A problem observed with pilot-ignited HPDI engines employing concentric gaseous and liquid fuel injection valves is that there can be periodic variations in engine speed and NOx emissions. The amplitude of these variations can be particularly large when the load is small. These variable conditions can lead to irregular engine operation. Previously known concentric gaseous and liquid injection valves have had an inner needle valve that is free to rotate around its longitudinal axis. Advantages of this design include simplification which results in easier and lower cost manufacturing. Also, it was believed that it is best to allow the inner pilot fuel valve body to rotate freely to better adapt to the different characteristics of each cylinder in a multi-cylinder engine, and it was believed that a fixed interlace angle would be difficult to optimize for every cylinder. The experiments have shown that unstable engine speed can be attributed to variations in combustion quality that are believed to be caused by variations in the interlace angle especially when there is an equal number of gaseous and pilot fuel orifices. The interlace angle is defined as the angle between the axis of a gaseous fuel jet and that of the pilot fuel spray, neighboring the gaseous fuel jet, as viewed in the direction of the injection valve's longitudinal axis, which is a view that is typically depicted as a top or bottom view of the combustion chamber (that is, the view depicted in FIGS. 6 and 9, described later). Co-owned U.S. Pat. No. 6,439,192 teaches a solution to reduce such variations by using an injection valve that has an unequal number of pilot fuel and gaseous fuel orifices.

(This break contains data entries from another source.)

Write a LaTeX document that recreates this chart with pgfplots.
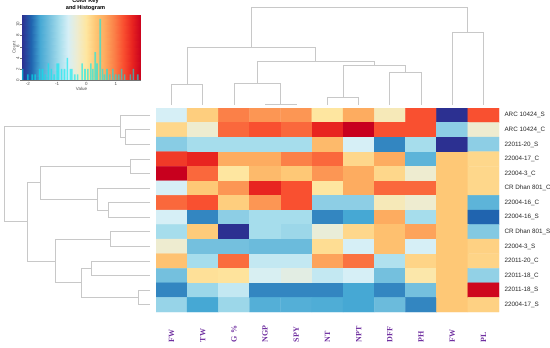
\documentclass[border=0pt]{standalone}
\usepackage{pgfplots}
\pgfplotsset{compat=1.18}
\usepackage{fontspec}
\setmainfont{Liberation Sans}
\newfontfamily\lserif{Liberation Serif}
\definecolor{dendro}{RGB}{200,200,200}
\definecolor{lblpurple}{RGB}{112,48,160}
\definecolor{histcyan}{RGB}{0,235,240}
\pgfplotsset{colormap={rdylbu}{rgb255=(44,48,145) rgb255=(32,100,175) rgb255=(70,168,212) rgb255=(116,192,222) rgb255=(166,221,236) rgb255=(214,239,246) rgb255=(238,236,208) rgb255=(254,230,160) rgb255=(254,200,118) rgb255=(253,172,96) rgb255=(251,128,72) rgb255=(249,80,48) rgb255=(232,36,32) rgb255=(200,0,30)}}
\tikzset{dend/.style={draw=dendro, line width=0.8pt, mark=none, solid}}
\begin{document}
\begin{tikzpicture}
\path[use as bounding box] (0pt,0pt) rectangle (550pt,348pt);

% ---------------- heatmap ----------------
\begin{axis}[at={(156pt,36pt)}, anchor=south west, width=343pt, height=204pt, scale only axis,
  xmin=-0.5, xmax=10.5, ymin=-0.5, ymax=13.5, y dir=reverse,
  axis line style={draw=none}, major tick length=0pt,
  xtick={0,...,10}, xticklabels={FW,TW,G \%,NGP,SPY,NT,NPT,DFF,PH,FW,PL},
  xticklabel style={rotate=90, anchor=east, text width=20pt, align=left, inner sep=0pt,
    font=\lserif\bfseries\fontsize{8}{9}\selectfont, text=lblpurple},
  xticklabel shift=10pt,
  ytick={0,...,13},
  yticklabels={ARC 10424\_S,ARC 10424\_C,22011-20\_S,22004-17\_C,22004-3\_C,CR Dhan 801\_C,22004-16\_C,22004-16\_S,CR Dhan 801\_S,22004-3\_S,22011-20\_C,22011-18\_C,22011-18\_S,22004-17\_S},
  yticklabel pos=right,
  yticklabel style={anchor=west, font=\fontsize{6.3}{7}\selectfont, text=black!85, xshift=2pt},
  colormap name=rdylbu, point meta min=0, point meta max=13]
\addplot[matrix plot*, mesh/cols=11, point meta=explicit] coordinates {
(0,0)[5] (1,0)[7.8] (2,0)[10] (3,0)[9.5] (4,0)[9.5] (5,0)[7] (6,0)[9] (7,0)[6.5] (8,0)[11] (9,0)[0] (10,0)[11]
(0,1)[7.5] (1,1)[6] (2,1)[10.5] (3,1)[11] (4,1)[10.5] (5,1)[12] (6,1)[13] (7,1)[11] (8,1)[11] (9,1)[3.5] (10,1)[6]
(0,2)[3.4] (1,2)[4] (2,2)[4] (3,2)[4] (4,2)[4] (5,2)[8.5] (6,2)[5] (7,2)[1.5] (8,2)[4] (9,2)[0] (10,2)[3.5]
(0,3)[11.5] (1,3)[12] (2,3)[9] (3,3)[9] (4,3)[10] (5,3)[10.5] (6,3)[7.5] (7,3)[9] (8,3)[2.5] (9,3)[8] (10,3)[7.5]
(0,4)[13] (1,4)[10.5] (2,4)[7] (3,4)[8.5] (4,4)[8] (5,4)[9.5] (6,4)[9] (7,4)[7.5] (8,4)[6] (9,4)[8] (10,4)[7.5]
(0,5)[5] (1,5)[8] (2,5)[9.5] (3,5)[12] (4,5)[11] (5,5)[7] (6,5)[9] (7,5)[10.5] (8,5)[10.5] (9,5)[8] (10,5)[7.5]
(0,6)[10.5] (1,6)[11] (2,6)[7.8] (3,6)[9.5] (4,6)[11] (5,6)[3.5] (6,6)[3.5] (7,6)[6.5] (8,6)[6] (9,6)[8] (10,6)[2.5]
(0,7)[5] (1,7)[1.5] (2,7)[3.5] (3,7)[4] (4,7)[4] (5,7)[1.5] (6,7)[2] (7,7)[9] (8,7)[4] (9,7)[8] (10,7)[1]
(0,8)[4] (1,8)[7.9] (2,8)[0] (3,8)[4] (4,8)[3.8] (5,8)[5.8] (6,8)[7.5] (7,8)[8.3] (8,8)[9.2] (9,8)[8] (10,8)[3.3]
(0,9)[6] (1,9)[3] (2,9)[3] (3,9)[2.8] (4,9)[2.8] (5,9)[7.3] (6,9)[5] (7,9)[8.3] (8,9)[5] (9,9)[8] (10,9)[7.7]
(0,10)[8.2] (1,10)[4] (2,10)[10.4] (3,10)[4.6] (4,10)[4.6] (5,10)[9.2] (6,10)[10.3] (7,10)[4.2] (8,10)[7.6] (9,10)[8] (10,10)[7.6]
(0,11)[3] (1,11)[7.2] (2,11)[7.1] (3,11)[5.1] (4,11)[5.5] (5,11)[4.6] (6,11)[5] (7,11)[3] (8,11)[6.8] (9,11)[8] (10,11)[3.6]
(0,12)[1.5] (1,12)[3.8] (2,12)[4.6] (3,12)[1.5] (4,12)[1.5] (5,12)[1.5] (6,12)[2] (7,12)[1.5] (8,12)[3] (9,12)[8] (10,12)[12.8]
(0,13)[3.7] (1,13)[2] (2,13)[3.8] (3,13)[2.3] (4,13)[2.3] (5,13)[2.2] (6,13)[2] (7,13)[2.8] (8,13)[1.5] (9,13)[8] (10,13)[7.7]
};
\end{axis}

% ---------------- top dendrogram (columns) ----------------
\begin{axis}[at={(156pt,240pt)}, anchor=south west, width=343pt, height=108pt, scale only axis,
  xmin=-0.5, xmax=10.5, ymin=0, ymax=108, hide axis, clip=false]
\addplot[dend] coordinates {(3,3) (3,4) (4,4) (4,3)};
\addplot[dend] coordinates {(0,3) (0,23.7) (1,23.7) (1,3)};
\addplot[dend] coordinates {(2,3) (2,24.7) (3.5,24.7) (3.5,4)};
\addplot[dend] coordinates {(5,3) (5,10.3) (6,10.3) (6,3)};
\addplot[dend] coordinates {(7,3) (7,35.3) (8,35.3) (8,3)};
\addplot[dend] coordinates {(5.5,10.3) (5.5,42.3) (7.5,42.3) (7.5,35.3)};
\addplot[dend] coordinates {(2.75,24.7) (2.75,46.7) (6.5,46.7) (6.5,42.3)};
\addplot[dend] coordinates {(0.5,23.7) (0.5,60.7) (4.625,60.7) (4.625,46.7)};
\addplot[dend] coordinates {(9,3) (9,75.3) (10,75.3) (10,3)};
\addplot[dend] coordinates {(2.5625,60.7) (2.5625,100.7) (9.5,100.7) (9.5,75.3)};
\end{axis}

% ---------------- left dendrogram (rows) ----------------
\begin{axis}[at={(0pt,36pt)}, anchor=south west, width=150pt, height=204pt, scale only axis,
  xmin=0, xmax=150, ymin=-0.5, ymax=13.5, y dir=reverse, hide axis, clip=false]
\addplot[dend] coordinates {(150,1) (125,1) (125,2) (150,2)};
\addplot[dend] coordinates {(150,0) (120.7,0) (120.7,1.5) (125,1.5)};
\addplot[dend] coordinates {(150,3) (130.7,3) (130.7,4) (150,4)};
\addplot[dend] coordinates {(150,6) (108.3,6) (108.3,7) (150,7)};
\addplot[dend] coordinates {(150,5) (97.3,5) (97.3,6.5) (108.3,6.5)};
\addplot[dend] coordinates {(130.7,3.5) (40.7,3.5) (40.7,5.75) (97.3,5.75)};
\addplot[dend] coordinates {(150,8) (110.7,8) (110.7,9) (150,9)};
\addplot[dend] coordinates {(150,10) (91,10) (91,11) (150,11)};
\addplot[dend] coordinates {(150,12) (138.3,12) (138.3,13) (150,13)};
\addplot[dend] coordinates {(91,10.5) (81,10.5) (81,12.5) (138.3,12.5)};
\addplot[dend] coordinates {(110.7,8.5) (55,8.5) (55,11.5) (81,11.5)};
\addplot[dend] coordinates {(40.7,4.625) (27.3,4.625) (27.3,10) (55,10)};
\addplot[dend] coordinates {(120.7,0.75) (4.3,0.75) (4.3,7.3125) (27.3,7.3125)};
\end{axis}

% ---------------- colour key with histogram ----------------
\begin{axis}[at={(22pt,268pt)}, anchor=south west, width=119pt, height=65pt, scale only axis,
  xmin=-2.2, xmax=1.86, ymin=0, ymax=11.7,
  axis x line*=bottom, axis y line*=left, axis line style={draw=black!55, line width=0.3pt},
  tick align=outside, major tick length=1.5pt, tick style={black!55, line width=0.3pt},
  xtick={-2,-1,0,1}, ytick={0,2,4,6,8,10},
  /pgf/number format/assume math mode=true,
  ticklabel style={font=\fontsize{4.5}{5}\selectfont, text=black!70, inner sep=1pt},
  yticklabel style={rotate=90, anchor=south},
  xlabel={Value}, ylabel={Count},
  xlabel style={font=\fontsize{4.5}{5}\selectfont, text=black!70, yshift=3pt},
  ylabel style={font=\fontsize{4.5}{5}\selectfont, text=black!70, yshift=-4pt},
  title={Color Key\\and Histogram},
  title style={align=center, font=\bfseries\fontsize{5.6}{6.4}\selectfont, yshift=-5pt, xshift=4pt},
  colormap name=rdylbu, point meta min=-2.2, point meta max=1.86]
\addplot[surf, shader=interp, mesh/rows=2, point meta=x] coordinates {
(-2.2,0) (-1.888,0) (-1.575,0) (-1.263,0) (-0.951,0) (-0.638,0) (-0.326,0) (-0.014,0) (0.298,0) (0.611,0) (0.923,0) (1.235,0) (1.548,0) (1.86,0)
(-2.2,11.7) (-1.888,11.7) (-1.575,11.7) (-1.263,11.7) (-0.951,11.7) (-0.638,11.7) (-0.326,11.7) (-0.014,11.7) (0.298,11.7) (0.611,11.7) (0.923,11.7) (1.235,11.7) (1.548,11.7) (1.86,11.7)
};
\addplot[ybar, bar width=1.6pt, fill=histcyan, draw=none, fill opacity=0.6] coordinates {
(-2.18,2) (-2.0,1) (-1.85,1) (-1.75,1) (-1.6,2) (-1.5,2) (-1.4,1) (-1.3,3) (-1.2,2) (-1.1,1)
(-1.0,3) (-0.95,3) (-0.85,2) (-0.75,2) (-0.65,4) (-0.55,2) (-0.5,2) (-0.4,1) (-0.3,1) (-0.15,3)
(-0.05,2) (0.05,2) (0.15,3) (0.22,2) (0.3,5) (0.36,3) (0.47,11) (0.55,2) (0.62,1) (0.7,2)
(0.8,1) (0.9,2) (1.0,1) (1.1,1) (1.2,2) (1.3,1) (1.5,1) (1.6,2) (1.75,1)
};
\end{axis}
\end{tikzpicture}
\end{document}
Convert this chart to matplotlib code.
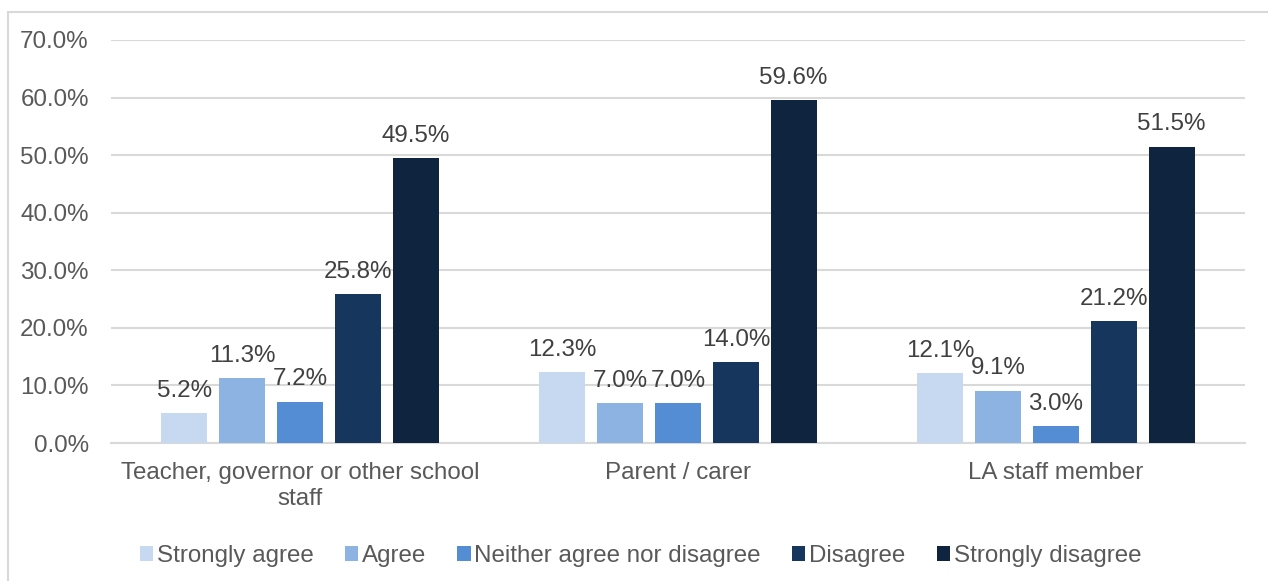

While the solution taught by the '192 patent might solve the problem for an engine with concentric gaseous and liquid fuel injection valves positioned in the center of the cylinder, it would not be a desirable solution for all engine configurations. For example, a different solution is needed for a concentric arrangement of gaseous and liquid fuel injection valves that is positioned off-center or in an inclined position. When an injector comprising a concentric arrangement of needle valves with a freely rotating inner needle valve, as described in the above patents, is placed in an off-center or in an inclined position with respect to the longitudinal axis of the combustion chamber, a freely rotating pilot fuel injection valve could introduce more variability in the engine performance caused by uneven distribution of fuel within the combustion chamber and the effect of interaction of the fuel jets with the combustion chamber walls, the piston or the cylinder head.
Because there is a desire to continually improve the performance of internal combustion engines, to increase efficiency, increase power, reduce emissions, and increase combustion stability and robustness, there is a need for new and different approaches to dual fuel injector design that would further reduce the variability of the combustion process taking place within the combustion chamber of a direct injection internal combustion engine.